Friday, May 27, 2011

Where jourmalism went wrong: The view from nowhere


Jay Rosen:


The profession of journalism went awry when it began to adopt the View from Nowhere.

It’s Bill Keller insisting that “torture” is the wrong word for the New York Times to use in describing torture because it involves taking sides in a dispute between the United States Government and its critics. It’s Howard Kurtz suggesting that Anderson Cooper was “taking sides” when he called the lies of the Egyptian government lies. But it’s also the reporter who has to master the routine of “laundering my own views [by] dinging someone at some think tank to say what you want to tell the reader.” And it’s that lame formula known as he said, she said journalism. It’s the way CNN “leaves it there” when two guests give utterly conflicting accounts.

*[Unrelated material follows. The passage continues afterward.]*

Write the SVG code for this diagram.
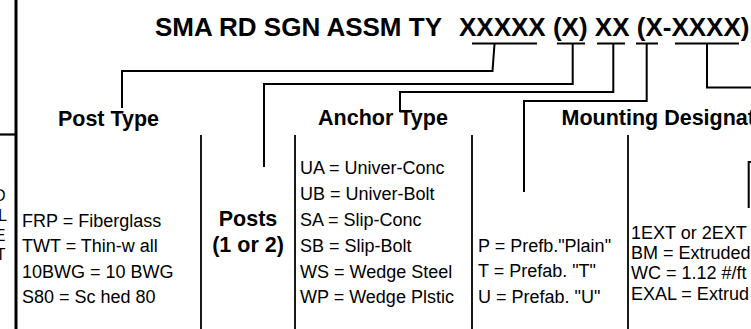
<svg xmlns="http://www.w3.org/2000/svg" width="751" height="329" viewBox="0 0 751 329">
<style>
text{font-family:"Liberation Sans",Arial,sans-serif;fill:#000}
.t{font-size:26px;font-weight:bold}
.h{font-size:21.5px;font-weight:bold}
.b{font-size:18px}
.f{font-size:16px}
.ln{stroke:#000;stroke-width:2;fill:none}
.sep{stroke:#000;stroke-width:1.8;fill:none}
</style>
<rect width="751" height="329" fill="#fff"/>
<g id="frame">
<line x1="16" y1="0" x2="16" y2="329" stroke="#000" stroke-width="3"/>
<line x1="0" y1="134.5" x2="16" y2="134.5" stroke="#000" stroke-width="2.2"/>
<text class="f" x="5.5" y="201" text-anchor="end">D</text>
<text class="f" x="-2" y="221">L</text>
<text class="f" x="5.5" y="241" text-anchor="end">E</text>
<text class="f" x="5.5" y="260" text-anchor="end">T</text>
</g>
<g id="title">
<text class="t" x="155" y="36">SMA RD SGN ASSM TY</text>
<text class="t" x="459" y="36" xml:space="preserve">XXXXX (X) XX (X-XXXX)</text>
<g class="ln">
<line x1="472" y1="43.5" x2="537" y2="43.5"/>
<line x1="557" y1="43.5" x2="585" y2="43.5"/>
<line x1="597" y1="43.5" x2="625" y2="43.5"/>
<line x1="636" y1="43.5" x2="658" y2="43.5"/>
<line x1="675" y1="43.5" x2="739" y2="43.5"/>
</g>
</g>
<g id="connectors" class="ln">
<path d="M494.5,44 L492.5,71 L122,71 L122,108"/>
<path d="M572.7,44 L572.7,84 L264,84 L264,167"/>
<path d="M613.3,44 L613.3,92 L400,92 L400,112"/>
<path d="M646.7,44 L646.7,101 L524,101 L524,192"/>
<path d="M707,44 L707,87.5 L751,87.5"/>
<path d="M751,162 L748.7,162 L748.7,208"/>
</g>
<g id="separators" class="sep">
<line x1="201" y1="135" x2="201" y2="329"/>
<line x1="295" y1="135" x2="295" y2="329"/>
<line x1="472" y1="135" x2="472" y2="329"/>
<line x1="628" y1="135" x2="628" y2="329"/>
</g>
<g id="post-type">
<text class="h" x="108.5" y="126" text-anchor="middle">Post Type</text>
<text class="b" x="22" y="227">FRP = Fiberglass</text>
<text class="b" x="22" y="252">TWT = Thin-w all</text>
<text class="b" x="22" y="278">10BWG = 10 BWG</text>
<text class="b" x="22" y="303">S80 = Sc hed 80</text>
</g>
<g id="posts">
<text class="h" x="248" y="226" text-anchor="middle">Posts</text>
<text class="h" x="248" y="252" text-anchor="middle">(1 or 2)</text>
</g>
<g id="anchor-type">
<text class="h" x="383" y="125" text-anchor="middle">Anchor Type</text>
<text class="b" x="300" y="174">UA = Univer-Conc</text>
<text class="b" x="300" y="200">UB = Univer-Bolt</text>
<text class="b" x="300" y="226">SA = Slip-Conc</text>
<text class="b" x="300" y="252">SB = Slip-Bolt</text>
<text class="b" x="300" y="278">WS = Wedge Steel</text>
<text class="b" x="300" y="303">WP = Wedge Plstic</text>
</g>
<g id="mounting">
<text class="h" x="561.5" y="125">Mounting Designation</text>
<text class="b" x="478" y="252">P = Prefb."Plain"</text>
<text class="b" x="478" y="277">T = Prefab. "T"</text>
<text class="b" x="478" y="303">U = Prefab. "U"</text>
</g>
<g id="mounting-ext">
<text class="b" x="631" y="239">1EXT or 2EXT</text>
<text class="b" x="631" y="259">BM = Extruded</text>
<text class="b" x="631" y="279">WC = 1.12 #/ft</text>
<text class="b" x="631" y="300">EXAL = Extrud</text>
</g>
</svg>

Long ago, something went awry in professional journalism the way the Americans do it, and it left these visible deformations. In my own criticism I have given various names to this pattern: agendalessness, the quest for innocence — most often, the View From Nowhere. The problem is not what it is usually said to be: that the press is supposed to remain “objective” but no one can be totally unbiased. The problem is equating trustworthiness with the prohibition on taking sides, when the actual result may be exasperation with he said, she said, rage at the helplessness that “leaving it there” creates, and mistrust of the formulaic ways in which journalists try to advertise their even-handedness.

“Harsh interrogation” isn’t a more objective term than torture. Rather, it appears to offer more protection against charges of bias. But these stratagems haven’t worked. The View from Nowhere is increasingly mistrusted. Journalists have to go back and fix the wrong turn they took.